Events such as these help us to focus on the possibilities that can flow when human rights, those words in the Human Rights Code, are made real. They also remind us that when they are absent, opportunity is lost, and people are excluded and silenced. In Ontario today, many people still face barriers and discrimination in their homes, workplaces, places of worship, service and social settings, because of personal characteristics such as their country of origin, their sex, their disability, their religion or their skin colour.

Our work at the OHRC over the past year has focused on identifying systemic barriers, eliminating them and helping to create new processes that nurture human rights and inclusion. Examples include our work on ending discrimination in rental housing, and our new partnerships to help bring mental illness out of the shadows and remove the stereotypes and discrimination so often associated with it.

Our work can be defined by three words: educate, empower and act. We worked hard to educate Ontarians about their rights and what to do when these rights are denied. And while we were educating them, they were also educating us – both about the causes and effects of discrimination and how we could assist in eliminating it.

We worked with sectors like education, police and local government to evaluate their operations through a human rights lens and make sure they were inclusive and welcoming to all. Thus empowered, municipal leaders are taking on racism and discrimination and police services are removing bias from within their organizations. Educators are striving to meet the needs of all the children in their communities.

And when education and partnership hasn’t been enough, we have taken other action.

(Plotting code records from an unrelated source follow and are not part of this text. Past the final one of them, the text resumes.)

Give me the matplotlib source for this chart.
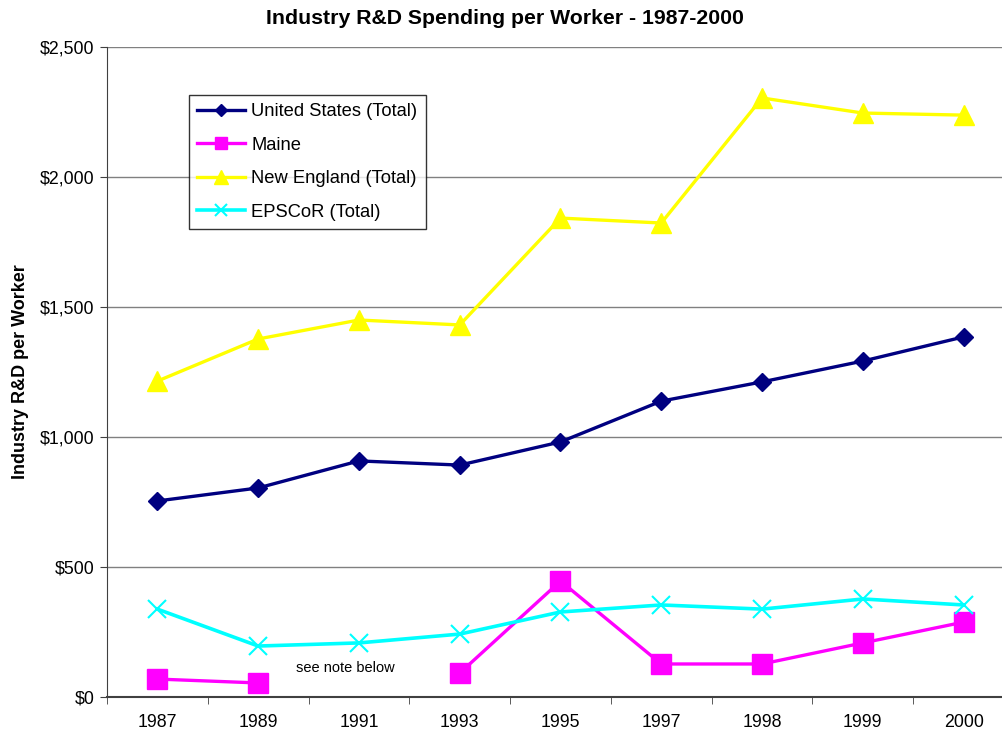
import numpy as np
import matplotlib.pyplot as plt

plt.rcParams['font.family'] = ['Liberation Sans', 'DejaVu Sans']

years = ["1987", "1989", "1991", "1993", "1995", "1997", "1998", "1999", "2000"]
us_total = [754, 804, 908, 892, 981, 1138, 1212, 1292, 1385]
maine = [69, 54, np.nan, 92, 446, 127, 127, 208, 288]
new_england = [1215, 1377, 1450, 1431, 1842, 1823, 2304, 2246, 2238]
epscor = [338, 196, 208, 242, 327, 354, 338, 377, 354]

fig = plt.figure(figsize=(10.03, 7.32), dpi=100)
ax = fig.add_axes([107 / 1003, 35 / 732, 907 / 1003, 650 / 732])

x = np.arange(len(years))
ax.plot(x, us_total, color="#000080", lw=2.4, marker="D", ms=9,
        label="United States (Total)")
ax.plot(x, maine, color="#FF00FF", lw=2.4, marker="s", ms=14,
        label="Maine")
ax.plot(x, new_england, color="#FFFF00", lw=2.4, marker="^", ms=15,
        label="New England (Total)")
ax.plot(x, epscor, color="#00FFFF", lw=2.6, marker="x", ms=13, mew=1.5,
        label="EPSCoR (Total)")

ax.set_xlim(-0.5, len(years) - 0.5)
ax.set_ylim(0, 2500)
ax.set_yticks(range(0, 2501, 500))
ax.set_yticklabels(["$0", "$500", "$1,000", "$1,500", "$2,000", "$2,500"])
ax.set_xticks(x)
ax.set_xticklabels(years)
ax.set_xticks(np.arange(-0.5, len(years), 1), minor=True)
ax.tick_params(axis="x", which="major", length=0, pad=12)
ax.tick_params(axis="x", which="minor", length=5, color="#404040")
ax.tick_params(axis="y", length=5, color="#404040", pad=4)
ax.tick_params(labelsize=12.8)

ax.yaxis.grid(True, color="#808080", lw=1)
ax.set_axisbelow(True)
for side in ["top", "right"]:
    ax.spines[side].set_visible(False)
ax.spines["left"].set_color("#404040")
ax.spines["bottom"].set_color("#404040")
ax.spines["bottom"].set_linewidth(1.5)

ax.text(1.87, 111, "see note below", fontsize=10.5, ha="center", va="center")

ax.set_ylabel("Industry R&D per Worker", fontsize=13, fontweight="bold", labelpad=8)
fig.text(505 / 1003, 1 - 18 / 732, "Industry R&D Spending per Worker - 1987-2000",
         ha="center", va="center", fontsize=15.3, fontweight="bold")

leg = ax.legend(loc="upper left", bbox_to_anchor=(82 / 907, 1 - 48 / 650),
                fontsize=13.2, fancybox=False, edgecolor="black",
                handlelength=2.6, borderpad=0.45, labelspacing=0.9,
                handletextpad=0.35, borderaxespad=0, markerscale=0.65)
leg.get_frame().set_linewidth(1)

fig.savefig("out.png", dpi=100)
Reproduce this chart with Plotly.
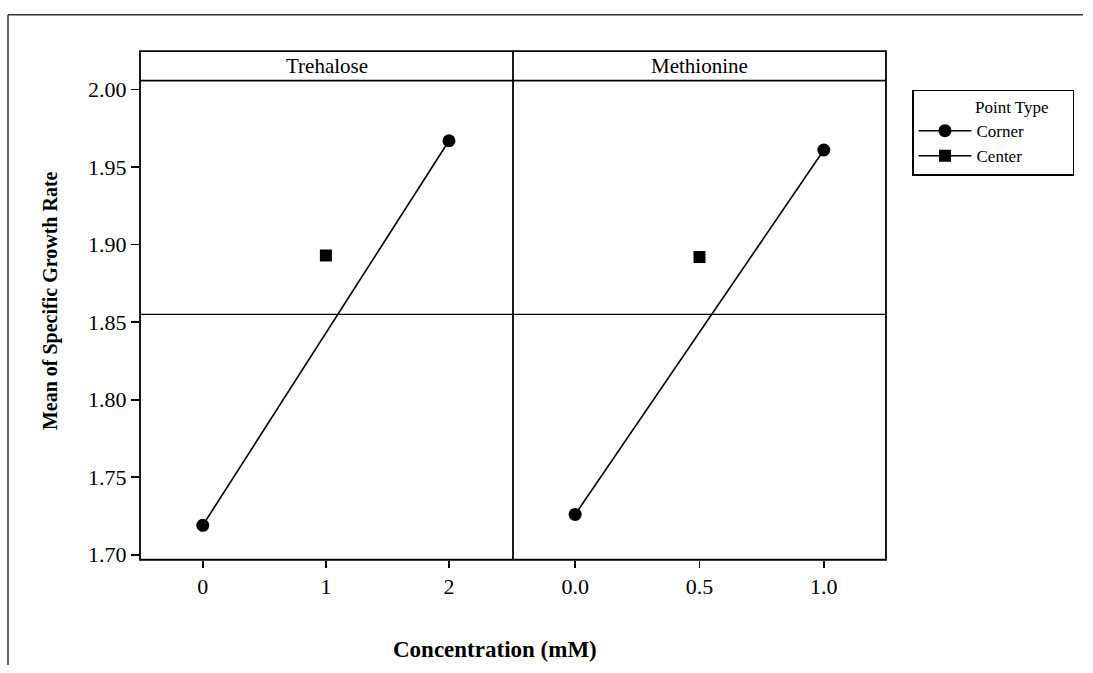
import plotly.graph_objects as go

# ---------------- data ----------------
y_tick_vals = [1.70, 1.75, 1.80, 1.85, 1.90, 1.95, 2.00]
y_tick_text = ["1.70", "1.75", "1.80", "1.85", "1.90", "1.95", "2.00"]

tre_tick_vals = [0, 1, 2]
tre_tick_text = ["0", "1", "2"]
tre_corner_x = [0, 2]
tre_corner_y = [1.719, 1.967]
tre_center_x = [1]
tre_center_y = [1.893]

met_tick_vals = [0.0, 0.5, 1.0]
met_tick_text = ["0.0", "0.5", "1.0"]
met_corner_x = [0.0, 1.0]
met_corner_y = [1.726, 1.961]
met_center_x = [0.5]
met_center_y = [1.892]

grand_mean = 1.855

panel_titles = ["Trehalose", "Methionine"]
x_title = "Concentration (mM)"
y_title = "Mean of Specific Growth Rate"
legend_title = "Point Type"

# ---------------- layout helpers ----------------
W, H = 1093, 673
def fx(p):
    return p / W
def fy(p):
    return 1 - p / H

L, D, R = fx(140), fx(513), fx(886)
B, SB, ST = fy(566), fy(79), fy(49)

FONT = "Liberation Serif"
LW = 1.8

fig = go.Figure()

fig.add_trace(go.Scatter(
    x=tre_corner_x, y=tre_corner_y, mode="lines+markers", name="Corner",
    line=dict(color="black", width=1.6),
    marker=dict(symbol="circle", size=13, color="black"),
    xaxis="x", yaxis="y", legendgroup="corner"))
fig.add_trace(go.Scatter(
    x=tre_center_x, y=tre_center_y, mode="lines+markers", name="Center",
    line=dict(color="black", width=1.6),
    marker=dict(symbol="square", size=12, color="black"),
    xaxis="x", yaxis="y", legendgroup="center"))
fig.add_trace(go.Scatter(
    x=met_corner_x, y=met_corner_y, mode="lines+markers", name="Corner",
    line=dict(color="black", width=1.6),
    marker=dict(symbol="circle", size=13, color="black"),
    xaxis="x2", yaxis="y2", legendgroup="corner", showlegend=False))
fig.add_trace(go.Scatter(
    x=met_center_x, y=met_center_y, mode="lines+markers", name="Center",
    line=dict(color="black", width=1.6),
    marker=dict(symbol="square", size=12, color="black"),
    xaxis="x2", yaxis="y2", legendgroup="center", showlegend=False))

tick_font = dict(family=FONT, size=22, color="black")
common_x = dict(showgrid=False, zeroline=False, showline=False, ticks="outside",
                ticklen=7, tickwidth=1.6, tickcolor="black", tickfont=tick_font,
                fixedrange=True)

shapes = [
    # panel frame (plot + strip)
    dict(type="rect", xref="paper", yref="paper", x0=L, x1=R, y0=B, y1=ST,
         line=dict(color="black", width=LW), layer="above"),
    # strip bottom
    dict(type="line", xref="paper", yref="paper", x0=L, x1=R, y0=SB, y1=SB,
         line=dict(color="black", width=LW)),
    # divider
    dict(type="line", xref="paper", yref="paper", x0=D, x1=D, y0=B, y1=ST,
         line=dict(color="black", width=LW)),
    # grand mean reference line
    dict(type="line", xref="paper", yref="y", x0=L, x1=R, y0=grand_mean, y1=grand_mean,
         line=dict(color="black", width=1.4), layer="below"),
    # outer frame (left and top)
    dict(type="line", xref="paper", yref="paper", x0=fx(8), x1=fx(1083), y0=fy(12), y1=fy(12),
         line=dict(color="#333333", width=1.5)),
    dict(type="line", xref="paper", yref="paper", x0=fx(8), x1=fx(8), y0=0, y1=fy(12),
         line=dict(color="#333333", width=1.5)),
]

annotations = [
    dict(text=panel_titles[0], xref="paper", yref="paper", x=(L + D) / 2, y=(SB + ST) / 2,
         showarrow=False, font=dict(family=FONT, size=21, color="black"),
         xanchor="center", yanchor="middle"),
    dict(text=panel_titles[1], xref="paper", yref="paper", x=(D + R) / 2, y=(SB + ST) / 2,
         showarrow=False, font=dict(family=FONT, size=21, color="black"),
         xanchor="center", yanchor="middle"),
    dict(text="<b>" + x_title + "</b>", xref="paper", yref="paper", x=fx(495), y=fy(657),
         showarrow=False, font=dict(family=FONT, size=23, color="black"),
         xanchor="center", yanchor="middle"),
    dict(text="<b>" + y_title + "</b>", xref="paper", yref="paper", x=fx(50), y=fy(303),
         showarrow=False, textangle=-90, font=dict(family=FONT, size=20, color="black"),
         xanchor="center", yanchor="middle"),
]

nb = "\u00a0"
fig.update_layout(
    width=W, height=H,
    margin=dict(l=0, r=0, t=0, b=0),
    paper_bgcolor="white", plot_bgcolor="white",
    font=dict(family=FONT, color="black"),
    xaxis=dict(domain=[L, D], range=[-0.51, 2.52], tickvals=tre_tick_vals,
               ticktext=tre_tick_text, anchor="y", **common_x),
    xaxis2=dict(domain=[D, R], range=[-0.25, 1.25], tickvals=met_tick_vals,
                ticktext=met_tick_text, anchor="y2", **common_x),
    yaxis=dict(domain=[B, SB], range=[1.6968, 2.0057], tickvals=y_tick_vals,
               ticktext=y_tick_text, anchor="x", showgrid=False, zeroline=False,
               showline=False, ticks="outside", ticklen=8, tickwidth=1.6,
               tickcolor="black", tickfont=tick_font, fixedrange=True),
    yaxis2=dict(domain=[B, SB], matches="y", anchor="x2", showgrid=False,
                zeroline=False, showline=False, showticklabels=False, ticks="",
                fixedrange=True),
    showlegend=True,
    legend=dict(x=fx(912), y=fy(88), xanchor="left", yanchor="top",
                bordercolor="black", borderwidth=1.5, bgcolor="white",
                font=dict(family=FONT, size=17, color="black"),
                itemwidth=53, tracegroupgap=0,
                title=dict(text=nb * 14 + legend_title + nb * 5, side="top",
                           font=dict(family=FONT, size=17, color="black"))),
    shapes=shapes,
    annotations=annotations,
)

fig.write_html("out.html",
               config={"displayModeBar": False, "staticPlot": True},
               post_script="document.body.style.margin='0';document.body.style.overflow='hidden';")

Examples include our intervention in the case of a woman who was ordered to remove her niqab before testifying in a sexual assault case, our work to ensure the Province of Ontario’s Special Diet Program does not discriminate, and our applications to the Human Rights Tribunal of Ontario to make public transit across Ontario accessible to people with visual disabilities.

Action is not just about taking a case to a tribunal or court; sometimes it involves speaking out. There is a decline in respectful conversation in our society, especially when it comes to “tough” topics like racism, religion and how we deal with what seems to be a conflict of rights. But we must have those conversations – and the OHRC will continue to both lead them and find safe places in which they can occur.

This annual report offers a brief look at what the OHRC did in 2009/2010 to educate, empower and act. But we did not do this work alone. Effective systemic change requires that we all bring our skills and experience to the task without being diverted by silos or turf or the way things have always been done. We were lucky to find that kind of partners and we thank them and will continue to work with them.

Within the OHRC, a committed group of Commissioners are helping shape the vision of human rights in Ontario and talented staff are putting this vision into action. My thanks go to my fellow Commissioners, the staff and our partners – who together make an amazing team. It is a privilege to work with each one of them.

This report talks about our accomplishments last year but it also gives a glimpse of the work that lies ahead. It will be both a pleasure and a challenge to continue to do the work necessary in building a culture of human rights for all Ontarians.